Es entonces en esos compases de espera, que bien simbolizan la duración de una redonda en el campo musical, en el que un cambio de aire chivato e indiscreto llega a la fina pituitaria de estas altivas pepas que engalladas y deshonestas giran su careo otorgando un adiós que no permitirá terminar la cacería.
Quizás con la sonrisa aún dibujada por lo acontecido, encamino mis pasos hacia otro saliente y una vez allí me encaramo en el roquedo para dar vistas a otra vaguada así en un número indeterminado de veces que a la vez que infructuosas me permiten ir desgranando la información que el paraje me otorga.
Aquí sestean, por aquí pasan, aquí duermen las perdices todas ellas, hipótesis que yo mismo me cuento para ratificarme y quizás vanagloriar mi conocimiento no contrastado.
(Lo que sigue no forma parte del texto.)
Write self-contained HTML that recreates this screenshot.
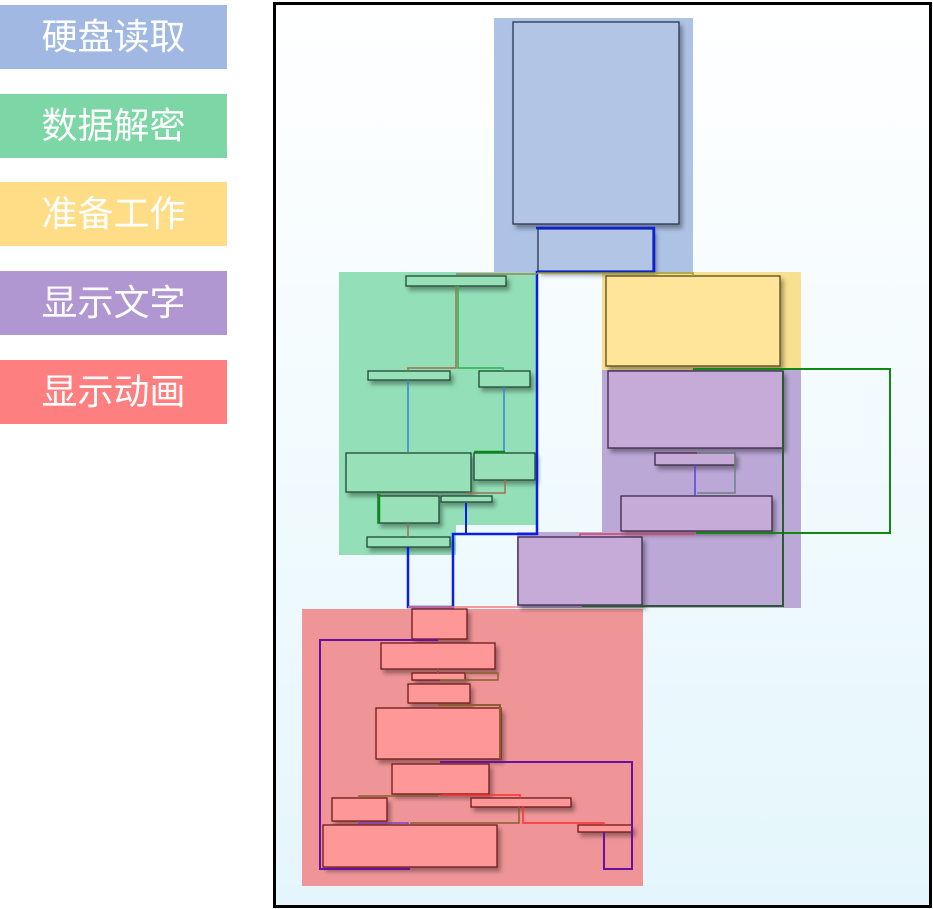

En una de esas asomadas se perfila en la cornisa de un quebrado un hermoso ciervo que muestra aún signos evidentes de celo.
Es ahora cuando lo andado se vuelve lección para poder sin pereza ni desgana acometer una entrada a la cual le auguro buenos pronósticos. Voy avanzando con sumo cuidado, me deslizo despacio perfilando las sombras de las múltiples encinas que dibujan el paisaje y es ahora una vez rebasados los doscientos metros cuando me propongo ganar un poco más de distancia fijando objetivos muy próximos.
Hasta esa mata me digo, una vez en ella me ratifico en mi intención y busco un nuevo emplazamiento hasta que por fin descuelgo la mochila y dejo el pesado sabatti sobre la oquedad que dibuja la cincha con respecto a la solapa.
Encaro el arma deslizando la cruz hasta la paleta de tan majestuoso animal. Con suavidad voy oprimiendo el gatillo para dejar que la detonación me sorprenda y es ahora, una vez realizado el disparo, el instante en el que veo al animal salir despavorido perdiéndose en la lontananza del mar de jaras que lo protegen a la vez que lo acogen.
Errado pienso aunque ratifico mi buena posición a la hora de efectuar el disparo. Es entonces el momento en el que las dudas me abrazan e intento disimularlas acercándome al lugar del impacto. Oteo el suelo y la hierba buscando señales del impacto, no veo nada pero en un detalle en un ápice de una jara veo el destello sanguinolento que tanto ansiaba descubrir.
En ese momento prosigo la estela deforestada del animal y transcurridos unos centenares de metros contemplo la última punta de su cuerna asimilada en los rectos brotes de las jaras.